## BEGIN Provided data

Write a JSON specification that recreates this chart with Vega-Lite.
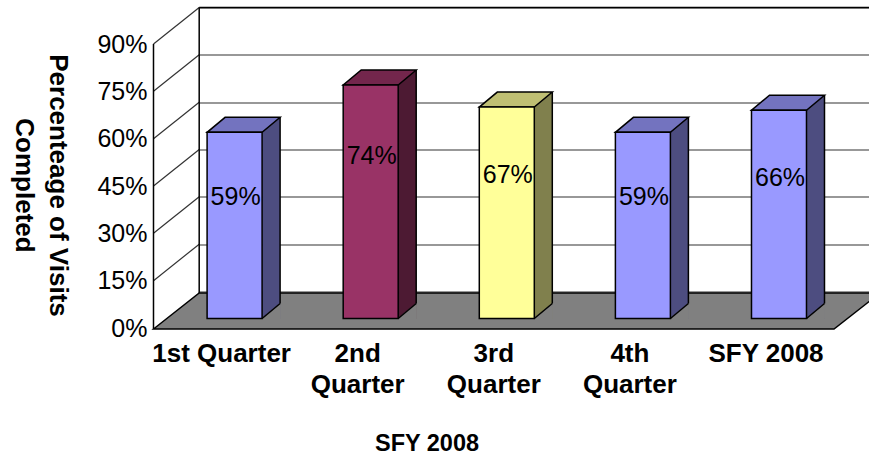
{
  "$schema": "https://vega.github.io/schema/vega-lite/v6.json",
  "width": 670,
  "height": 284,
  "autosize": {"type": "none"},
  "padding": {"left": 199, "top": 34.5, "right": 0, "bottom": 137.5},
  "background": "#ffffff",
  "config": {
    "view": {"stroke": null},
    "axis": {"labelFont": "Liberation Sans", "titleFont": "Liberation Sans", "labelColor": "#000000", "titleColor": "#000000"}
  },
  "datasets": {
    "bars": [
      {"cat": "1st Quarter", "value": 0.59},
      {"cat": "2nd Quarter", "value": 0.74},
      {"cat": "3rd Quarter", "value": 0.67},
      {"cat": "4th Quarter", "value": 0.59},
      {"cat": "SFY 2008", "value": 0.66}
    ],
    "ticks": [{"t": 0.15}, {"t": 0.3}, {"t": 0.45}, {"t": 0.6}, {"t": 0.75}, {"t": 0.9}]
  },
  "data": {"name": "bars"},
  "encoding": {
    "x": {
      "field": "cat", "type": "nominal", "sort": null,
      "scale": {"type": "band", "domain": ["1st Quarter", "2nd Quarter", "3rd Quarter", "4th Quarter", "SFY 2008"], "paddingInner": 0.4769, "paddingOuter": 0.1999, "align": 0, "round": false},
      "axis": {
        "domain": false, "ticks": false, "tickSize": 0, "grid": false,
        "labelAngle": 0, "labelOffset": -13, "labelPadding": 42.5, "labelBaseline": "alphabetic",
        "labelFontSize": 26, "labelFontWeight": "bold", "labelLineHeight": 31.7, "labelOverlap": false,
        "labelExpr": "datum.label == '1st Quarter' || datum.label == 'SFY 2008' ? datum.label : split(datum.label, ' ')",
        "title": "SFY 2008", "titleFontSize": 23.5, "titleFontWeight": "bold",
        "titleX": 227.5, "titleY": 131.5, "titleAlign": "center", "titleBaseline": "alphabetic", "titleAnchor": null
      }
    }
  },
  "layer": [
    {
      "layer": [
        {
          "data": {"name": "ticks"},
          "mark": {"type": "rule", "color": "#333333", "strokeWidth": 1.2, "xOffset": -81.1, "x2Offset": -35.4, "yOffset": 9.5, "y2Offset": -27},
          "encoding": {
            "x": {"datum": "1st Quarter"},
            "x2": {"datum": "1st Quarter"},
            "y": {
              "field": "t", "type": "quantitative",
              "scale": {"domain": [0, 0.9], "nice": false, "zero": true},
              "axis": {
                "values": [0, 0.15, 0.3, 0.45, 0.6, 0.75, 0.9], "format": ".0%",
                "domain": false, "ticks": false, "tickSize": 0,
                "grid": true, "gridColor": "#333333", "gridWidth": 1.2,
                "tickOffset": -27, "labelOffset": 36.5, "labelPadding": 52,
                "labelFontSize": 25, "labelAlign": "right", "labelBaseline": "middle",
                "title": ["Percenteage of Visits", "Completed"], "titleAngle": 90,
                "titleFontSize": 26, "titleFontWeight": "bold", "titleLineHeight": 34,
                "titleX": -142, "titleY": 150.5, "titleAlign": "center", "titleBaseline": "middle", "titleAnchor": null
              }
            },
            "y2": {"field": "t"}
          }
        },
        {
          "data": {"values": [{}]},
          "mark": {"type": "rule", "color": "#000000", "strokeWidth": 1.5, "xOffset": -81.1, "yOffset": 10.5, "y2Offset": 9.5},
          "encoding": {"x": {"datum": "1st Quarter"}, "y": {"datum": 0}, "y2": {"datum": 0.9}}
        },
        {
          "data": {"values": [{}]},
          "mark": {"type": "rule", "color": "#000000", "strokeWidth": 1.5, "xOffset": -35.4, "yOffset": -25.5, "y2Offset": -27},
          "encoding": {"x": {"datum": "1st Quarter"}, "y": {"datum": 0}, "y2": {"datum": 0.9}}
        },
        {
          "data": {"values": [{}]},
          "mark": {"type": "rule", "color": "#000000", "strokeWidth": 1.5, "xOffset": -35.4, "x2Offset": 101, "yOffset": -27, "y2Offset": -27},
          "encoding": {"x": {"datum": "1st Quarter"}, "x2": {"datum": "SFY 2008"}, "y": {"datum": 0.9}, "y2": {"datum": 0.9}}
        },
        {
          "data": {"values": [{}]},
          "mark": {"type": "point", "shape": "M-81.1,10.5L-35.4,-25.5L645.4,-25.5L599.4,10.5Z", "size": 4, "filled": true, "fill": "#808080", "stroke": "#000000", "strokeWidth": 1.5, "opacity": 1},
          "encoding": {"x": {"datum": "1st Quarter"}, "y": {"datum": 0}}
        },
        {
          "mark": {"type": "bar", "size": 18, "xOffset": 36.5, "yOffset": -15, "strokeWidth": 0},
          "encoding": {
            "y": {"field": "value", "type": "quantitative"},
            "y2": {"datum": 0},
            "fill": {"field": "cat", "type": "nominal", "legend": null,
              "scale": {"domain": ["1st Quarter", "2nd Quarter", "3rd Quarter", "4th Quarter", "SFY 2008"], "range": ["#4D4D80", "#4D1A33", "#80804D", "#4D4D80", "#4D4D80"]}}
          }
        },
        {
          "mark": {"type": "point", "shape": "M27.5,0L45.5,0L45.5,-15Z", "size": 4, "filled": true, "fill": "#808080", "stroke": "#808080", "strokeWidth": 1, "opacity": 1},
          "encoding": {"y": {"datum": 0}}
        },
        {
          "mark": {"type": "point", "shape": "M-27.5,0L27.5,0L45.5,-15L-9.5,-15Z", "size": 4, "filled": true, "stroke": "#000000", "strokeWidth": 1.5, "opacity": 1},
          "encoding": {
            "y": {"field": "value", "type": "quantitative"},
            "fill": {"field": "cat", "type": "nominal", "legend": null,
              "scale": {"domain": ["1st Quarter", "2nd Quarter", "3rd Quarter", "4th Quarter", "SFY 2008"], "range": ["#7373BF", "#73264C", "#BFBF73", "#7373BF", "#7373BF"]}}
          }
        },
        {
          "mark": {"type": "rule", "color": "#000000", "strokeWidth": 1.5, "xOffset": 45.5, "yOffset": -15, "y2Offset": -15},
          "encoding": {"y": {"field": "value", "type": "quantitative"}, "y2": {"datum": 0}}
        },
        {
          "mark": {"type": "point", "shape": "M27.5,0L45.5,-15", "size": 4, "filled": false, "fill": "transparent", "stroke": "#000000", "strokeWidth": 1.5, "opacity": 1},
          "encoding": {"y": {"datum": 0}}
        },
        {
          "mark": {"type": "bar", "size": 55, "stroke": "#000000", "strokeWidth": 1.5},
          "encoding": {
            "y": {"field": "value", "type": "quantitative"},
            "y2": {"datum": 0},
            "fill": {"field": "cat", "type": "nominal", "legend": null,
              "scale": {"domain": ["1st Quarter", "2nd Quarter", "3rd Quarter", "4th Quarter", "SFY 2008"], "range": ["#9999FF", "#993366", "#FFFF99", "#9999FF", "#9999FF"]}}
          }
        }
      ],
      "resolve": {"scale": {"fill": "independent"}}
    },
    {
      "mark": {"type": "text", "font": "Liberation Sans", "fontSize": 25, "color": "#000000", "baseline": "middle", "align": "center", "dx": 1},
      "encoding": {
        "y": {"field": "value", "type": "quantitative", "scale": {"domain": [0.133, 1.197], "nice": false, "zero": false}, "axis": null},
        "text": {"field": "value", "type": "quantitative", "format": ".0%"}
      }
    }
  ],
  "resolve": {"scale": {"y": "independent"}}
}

## END Provided data

Directions for this task:
Images in the data above are to be skipped. Retype all other material exactly.

Exercise response:
Write a JSON specification that recreates this chart with Vega-Lite.
{
  "$schema": "https://vega.github.io/schema/vega-lite/v6.json",
  "width": 670,
  "height": 284,
  "autosize": {"type": "none"},
  "padding": {"left": 199, "top": 34.5, "right": 0, "bottom": 137.5},
  "background": "#ffffff",
  "config": {
    "view": {"stroke": null},
    "axis": {"labelFont": "Liberation Sans", "titleFont": "Liberation Sans", "labelColor": "#000000", "titleColor": "#000000"}
  },
  "datasets": {
    "bars": [
      {"cat": "1st Quarter", "value": 0.59},
      {"cat": "2nd Quarter", "value": 0.74},
      {"cat": "3rd Quarter", "value": 0.67},
      {"cat": "4th Quarter", "value": 0.59},
      {"cat": "SFY 2008", "value": 0.66}
    ],
    "ticks": [{"t": 0.15}, {"t": 0.3}, {"t": 0.45}, {"t": 0.6}, {"t": 0.75}, {"t": 0.9}]
  },
  "data": {"name": "bars"},
  "encoding": {
    "x": {
      "field": "cat", "type": "nominal", "sort": null,
      "scale": {"type": "band", "domain": ["1st Quarter", "2nd Quarter", "3rd Quarter", "4th Quarter", "SFY 2008"], "paddingInner": 0.4769, "paddingOuter": 0.1999, "align": 0, "round": false},
      "axis": {
        "domain": false, "ticks": false, "tickSize": 0, "grid": false,
        "labelAngle": 0, "labelOffset": -13, "labelPadding": 42.5, "labelBaseline": "alphabetic",
        "labelFontSize": 26, "labelFontWeight": "bold", "labelLineHeight": 31.7, "labelOverlap": false,
        "labelExpr": "datum.label == '1st Quarter' || datum.label == 'SFY 2008' ? datum.label : split(datum.label, ' ')",
        "title": "SFY 2008", "titleFontSize": 23.5, "titleFontWeight": "bold",
        "titleX": 227.5, "titleY": 131.5, "titleAlign": "center", "titleBaseline": "alphabetic", "titleAnchor": null
      }
    }
  },
  "layer": [
    {
      "layer": [
        {
          "data": {"name": "ticks"},
          "mark": {"type": "rule", "color": "#333333", "strokeWidth": 1.2, "xOffset": -81.1, "x2Offset": -35.4, "yOffset": 9.5, "y2Offset": -27},
          "encoding": {
            "x": {"datum": "1st Quarter"},
            "x2": {"datum": "1st Quarter"},
            "y": {
              "field": "t", "type": "quantitative",
              "scale": {"domain": [0, 0.9], "nice": false, "zero": true},
              "axis": {
                "values": [0, 0.15, 0.3, 0.45, 0.6, 0.75, 0.9], "format": ".0%",
                "domain": false, "ticks": false, "tickSize": 0,
                "grid": true, "gridColor": "#333333", "gridWidth": 1.2,
                "tickOffset": -27, "labelOffset": 36.5, "labelPadding": 52,
                "labelFontSize": 25, "labelAlign": "right", "labelBaseline": "middle",
                "title": ["Percenteage of Visits", "Completed"], "titleAngle": 90,
                "titleFontSize": 26, "titleFontWeight": "bold", "titleLineHeight": 34,
                "titleX": -142, "titleY": 150.5, "titleAlign": "center", "titleBaseline": "middle", "titleAnchor": null
              }
            },
            "y2": {"field": "t"}
          }
        },
        {
          "data": {"values": [{}]},
          "mark": {"type": "rule", "color": "#000000", "strokeWidth": 1.5, "xOffset": -81.1, "yOffset": 10.5, "y2Offset": 9.5},
          "encoding": {"x": {"datum": "1st Quarter"}, "y": {"datum": 0}, "y2": {"datum": 0.9}}
        },
        {
          "data": {"values": [{}]},
          "mark": {"type": "rule", "color": "#000000", "strokeWidth": 1.5, "xOffset": -35.4, "yOffset": -25.5, "y2Offset": -27},
          "encoding": {"x": {"datum": "1st Quarter"}, "y": {"datum": 0}, "y2": {"datum": 0.9}}
        },
        {
          "data": {"values": [{}]},
          "mark": {"type": "rule", "color": "#000000", "strokeWidth": 1.5, "xOffset": -35.4, "x2Offset": 101, "yOffset": -27, "y2Offset": -27},
          "encoding": {"x": {"datum": "1st Quarter"}, "x2": {"datum": "SFY 2008"}, "y": {"datum": 0.9}, "y2": {"datum": 0.9}}
        },
        {
          "data": {"values": [{}]},
          "mark": {"type": "point", "shape": "M-81.1,10.5L-35.4,-25.5L645.4,-25.5L599.4,10.5Z", "size": 4, "filled": true, "fill": "#808080", "stroke": "#000000", "strokeWidth": 1.5, "opacity": 1},
          "encoding": {"x": {"datum": "1st Quarter"}, "y": {"datum": 0}}
        },
        {
          "mark": {"type": "bar", "size": 18, "xOffset": 36.5, "yOffset": -15, "strokeWidth": 0},
          "encoding": {
            "y": {"field": "value", "type": "quantitative"},
            "y2": {"datum": 0},
            "fill": {"field": "cat", "type": "nominal", "legend": null,
              "scale": {"domain": ["1st Quarter", "2nd Quarter", "3rd Quarter", "4th Quarter", "SFY 2008"], "range": ["#4D4D80", "#4D1A33", "#80804D", "#4D4D80", "#4D4D80"]}}
          }
        },
        {
          "mark": {"type": "point", "shape": "M27.5,0L45.5,0L45.5,-15Z", "size": 4, "filled": true, "fill": "#808080", "stroke": "#808080", "strokeWidth": 1, "opacity": 1},
          "encoding": {"y": {"datum": 0}}
        },
        {
          "mark": {"type": "point", "shape": "M-27.5,0L27.5,0L45.5,-15L-9.5,-15Z", "size": 4, "filled": true, "stroke": "#000000", "strokeWidth": 1.5, "opacity": 1},
          "encoding": {
            "y": {"field": "value", "type": "quantitative"},
            "fill": {"field": "cat", "type": "nominal", "legend": null,
              "scale": {"domain": ["1st Quarter", "2nd Quarter", "3rd Quarter", "4th Quarter", "SFY 2008"], "range": ["#7373BF", "#73264C", "#BFBF73", "#7373BF", "#7373BF"]}}
          }
        },
        {
          "mark": {"type": "rule", "color": "#000000", "strokeWidth": 1.5, "xOffset": 45.5, "yOffset": -15, "y2Offset": -15},
          "encoding": {"y": {"field": "value", "type": "quantitative"}, "y2": {"datum": 0}}
        },
        {
          "mark": {"type": "point", "shape": "M27.5,0L45.5,-15", "size": 4, "filled": false, "fill": "transparent", "stroke": "#000000", "strokeWidth": 1.5, "opacity": 1},
          "encoding": {"y": {"datum": 0}}
        },
        {
          "mark": {"type": "bar", "size": 55, "stroke": "#000000", "strokeWidth": 1.5},
          "encoding": {
            "y": {"field": "value", "type": "quantitative"},
            "y2": {"datum": 0},
            "fill": {"field": "cat", "type": "nominal", "legend": null,
              "scale": {"domain": ["1st Quarter", "2nd Quarter", "3rd Quarter", "4th Quarter", "SFY 2008"], "range": ["#9999FF", "#993366", "#FFFF99", "#9999FF", "#9999FF"]}}
          }
        }
      ],
      "resolve": {"scale": {"fill": "independent"}}
    },
    {
      "mark": {"type": "text", "font": "Liberation Sans", "fontSize": 25, "color": "#000000", "baseline": "middle", "align": "center", "dx": 1},
      "encoding": {
        "y": {"field": "value", "type": "quantitative", "scale": {"domain": [0.133, 1.197], "nice": false, "zero": false}, "axis": null},
        "text": {"field": "value", "type": "quantitative", "format": ".0%"}
      }
    }
  ],
  "resolve": {"scale": {"y": "independent"}}
}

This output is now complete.